Do you think he reads this site?
“We’re in the midst of an international currency war,” warned Brazil’s finance minister Guido Mantega on September 27. Governments around the world are competing to drive down their currencies to boost their exports.
How dangerous could that be? Well, in my September 20th post I compared the destructive potential of a global beggar your neighbor currency war to the Smoot-Hawley tariff of 1930 that helped turn the stock market crash of 1929 into the Great Depression. (See my post http://jubakpicks.com/2010/09/21/japans-intervention-to-drive-down-the-yen-is-more-dangerou-than-it-looks-remember-smoot-hawley-and-the-great-depression/ )
Brazil’s finance minister didn’t name names but last week the country’s foreign minister Celso Amorim went to great lengths to defend China from charges that kept its currency artificially depressed. After a meeting of the BRIC countries of Brazil, Russia, India, and China he said, “I believe that this idea of putting pressure on a country is not the right way for finding a solution.” And then he added “We can’t forget that China is currently our main customer.”

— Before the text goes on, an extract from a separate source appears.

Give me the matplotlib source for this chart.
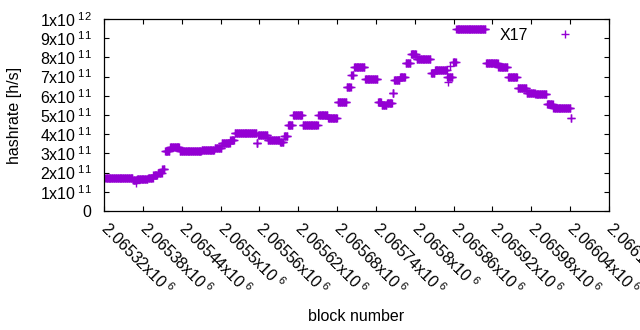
import numpy as np
import matplotlib
matplotlib.use('Agg')
import matplotlib.pyplot as plt
from matplotlib.lines import Line2D

plt.rcParams['font.family'] = ['Liberation Sans', 'DejaVu Sans']
plt.rcParams['mathtext.fontset'] = 'custom'
plt.rcParams['mathtext.rm'] = 'Liberation Sans'
plt.rcParams['mathtext.it'] = 'Liberation Sans'

# runs of (nearly) constant hashrate: first block of each run, value in 1e11 h/s
run_start = [2065322, 2065365, 2065371, 2065388, 2065396, 2065403, 2065410,
             2065414, 2065422, 2065437, 2065471, 2065491, 2065502, 2065515,
             2065522, 2065556, 2065558, 2065573, 2065592, 2065598, 2065604,
             2065612, 2065627, 2065651, 2065666, 2065681, 2065695, 2065702,
             2065706, 2065723, 2065743, 2065749, 2065757, 2065766, 2065768,
             2065777, 2065786, 2065794, 2065803, 2065825, 2065831, 2065850,
             2065859, 2065864, 2065910, 2065929, 2065944, 2065959, 2065973,
             2065986, 2066004, 2066014, 2066041]
run_value = [1.72, 1.60, 1.66, 1.74, 1.86, 2.00, 2.17,
             3.10, 3.35, 3.10, 3.20, 3.28, 3.55, 3.68,
             4.05, 3.55, 3.96, 3.72, 3.62, 3.90, 4.50,
             5.00, 4.50, 5.00, 4.85, 5.70, 6.45, 7.10,
             7.50, 6.90, 5.70, 5.50, 5.65, 6.15, 6.80,
             7.00, 7.70, 8.20, 7.90, 7.20, 7.35, 7.00,
             7.75, 9.50, 7.72, 7.50, 7.00, 6.40, 6.13,
             6.10, 5.57, 5.35, 4.87]
last_block = 2066043

# stray readings
out_block = [2065369, 2065556, 2065767, 2065851, 2065855]
out_value = [1.46, 3.55, 6.15, 6.70, 7.55]

xtick_vals = [2.06532, 2.06538, 2.06544, 2.0655, 2.06556, 2.06562, 2.06568,
              2.06574, 2.0658, 2.06586, 2.06592, 2.06598, 2.06604, 2.0661]
ytick_exp = [None, 11, 11, 11, 11, 11, 11, 11, 11, 11, 12]
ytick_mant = [0, 1, 2, 3, 4, 5, 6, 7, 8, 9, 1]

blocks, rates = [], []
ends = run_start[1:] + [last_block]
for s, e, v in zip(run_start, ends, run_value):
    for b in range(s, e):
        blocks.append(b)
        rates.append(v * 1e11)
blocks += out_block
rates += [v * 1e11 for v in out_value]

col = '#9400D3'
fs = 11.5
fig = plt.figure(figsize=(6.4, 3.3), dpi=100)
ax = fig.add_axes([0.1625, 0.3606, 0.7891, 0.5818])
ax.plot(blocks, rates, linestyle='none', marker='+', markersize=6,
        markeredgewidth=1.0, color=col)

ax.set_xlim(2065320, 2066100)
ax.set_ylim(0, 1e12)

xt = [round(v * 1e6) for v in xtick_vals]
ax.set_xticks(xt)
ax.set_xticklabels(['%gx10$^{\\ 6}$' % v for v in xtick_vals],
                   rotation=-45, ha='left', va='center', rotation_mode='anchor')
ax.set_yticks(np.arange(0, 11) * 1e11)
ylabs = []
for m, e in zip(ytick_mant, ytick_exp):
    ylabs.append('0' if e is None else '%dx10$^{\\ %d}$' % (m, e))
ax.set_yticklabels(ylabs)

ax.tick_params(direction='in', length=3.5, width=0.8, labelsize=fs,
               top=True, right=True, colors='black')
ax.tick_params(axis='x', pad=10)
ax.tick_params(axis='y', pad=9)
for sp in ax.spines.values():
    sp.set_linewidth(0.9)

ax.set_xlabel('block number', fontsize=fs, labelpad=0)
ax.xaxis.set_label_coords(0.5, -0.51)
ax.set_ylabel('hashrate [h/s]', fontsize=fs)
ax.yaxis.set_label_coords(-0.163, 0.5)

h = Line2D([], [], linestyle='none', marker='+', markersize=6,
           markeredgewidth=1.0, color=col)
ax.legend([h], ['X17'], loc='upper right', bbox_to_anchor=(0.972, 1.03),
          markerfirst=False, frameon=False, handlelength=2,
          handletextpad=1.3, fontsize=fs)

fig.savefig('out.png', dpi=100)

That’s almost exactly the same language used by South Korean Finance Minister Yoon Jeung-hyun. The upcoming G20 summit on November 11 and 12 might take up exchange rates in general, he said, but call out China’s yuan policy? No way.
“I do not believe that it is appropriate to have a discussion regarding the foreign exchange rate or level of a specific country,” Yoon said in an interview with Reuters on September 23.
South Korea hosts the November G20 summit of the world’s major economies.
It certainly seems that when United States makes its arguments in Seoul that China needs to let the yuan appreciate almost nobody will be listening.